Se da un lato cresce la spesa sanitaria privata, e quindi più sanità per le persone che possono pagarsela, dall’altra diminuisce la spesa sanitaria pubblica, con buona pace di chi non può permetterselo. Andando nello specifico la spesa sanitaria privata ha toccato quota 34,5 miliardi di euro negli ultimi due anni (+3,2% nel 2013-2015), ossia il doppio dell’aumento della spesa complessiva per i consumi delle famiglie nello stesso periodo (pari a +1,7%). Inoltre, sono aumentati i ticket pagati dai cittadini, visto che il 45,4% (+5,6% rispetto al 2013) ha pagato tariffe nel privato uguali o di poco superiori al ticket che avrebbe pagato nel pubblico.
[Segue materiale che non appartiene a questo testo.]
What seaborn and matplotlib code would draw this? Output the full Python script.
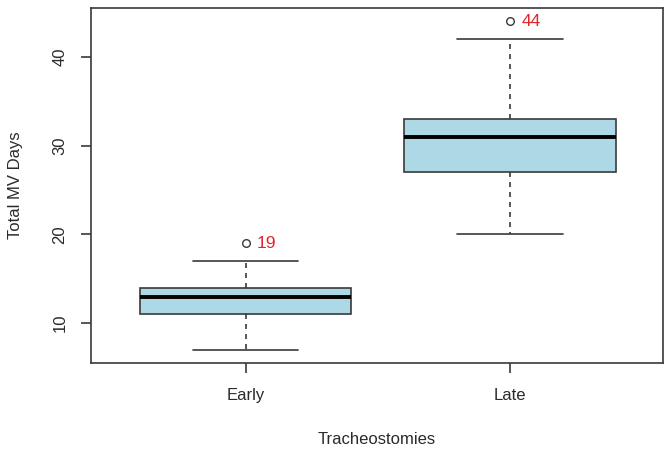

A rilevarlo sono i dati della ricerca Censis–Rbm Assicurazione Salute, presentata ieri a Roma al “VI Welfare Day”.
La ricerca evidenzia che per via delle lunghe liste d’attesa che contraddistinguono ormai il nostro servizio sanitario nazionale, infatti, aumenta sempre di più il numero degli italiani che nell’ultimo anno ha fatto ricorso alla sanità privata oppure all’intramoenia, rispettivamente dieci milioni (il 72,6% a causa delle liste) e sette milioni (il 66,4%).
Ancora più allarmante risulta il dato relativo alla sanità “negata”. Soltanto nell’ultimo anno sono stati 11 milioni gli italiani che hanno dovuto rinviare o rinunciare a prestazioni sanitarie a causa delle difficoltà economiche nell’ultimo anno, non riuscendo più a pagarle di tasca propria. Si tratta di una crescita di due milioni in più rispetto al 2012. A essere colpiti maggiormente sono soprattutto gli anziani (2,4 milioni) e i giovani nati dopo il 2000 (2,2 milioni).
Per quanto concerne la qualità del servizio sanitario pubblico, per il 45,1% dei cittadini quest’ultima nella propria regione è peggiorata negli ultimi due anni (+2,4% rispetto al 2015), mentre è rimasta inalterata per il 41,4% e soltanto per il 13,5% è migliorata. Il 52% degli italiani considera inadeguato il servizio sanitario della propria regione, una percentuale che sale al 68,9% nel Mezzogiorno e al 56,1% al Centro, mentre è pari al 41,3% al Nord-Ovest e al 32,8% al Nord-Est.
Inoltre, sono 5,4 milioni gli italiani che nell’ultimo anno hanno ricevuto prescrizioni di farmaci, visite o accertamenti diagnostici che si sono rivelati completamente superflui. Ciò nonostante il 64% si dichiara contrario al decreto appropriatezza: per il 50,7% dei cittadini soltanto il medico può decidere se la prestazione è davvero necessaria e il 13,3% ritiene che le leggi siano motivate solo dalla logica dei tagli. I favorevoli sono il 36%, di cui il 21,9% ha dichiarato che in questa maniera è possibile definire quando una prestazione è veramente indispensabile e il 14,1% perché lasciando al singolo medico ci sono troppe differenze.
Secondo la ricerca, in questo panorama si fa strada sempre di più la sanità integrativa. Sono più di 26 milioni, infatti, i cittadini che si dichiarano favorevoli a sottoscrivere una polizza sanitaria oppure ad aderire a un fondo sanitario integrativo.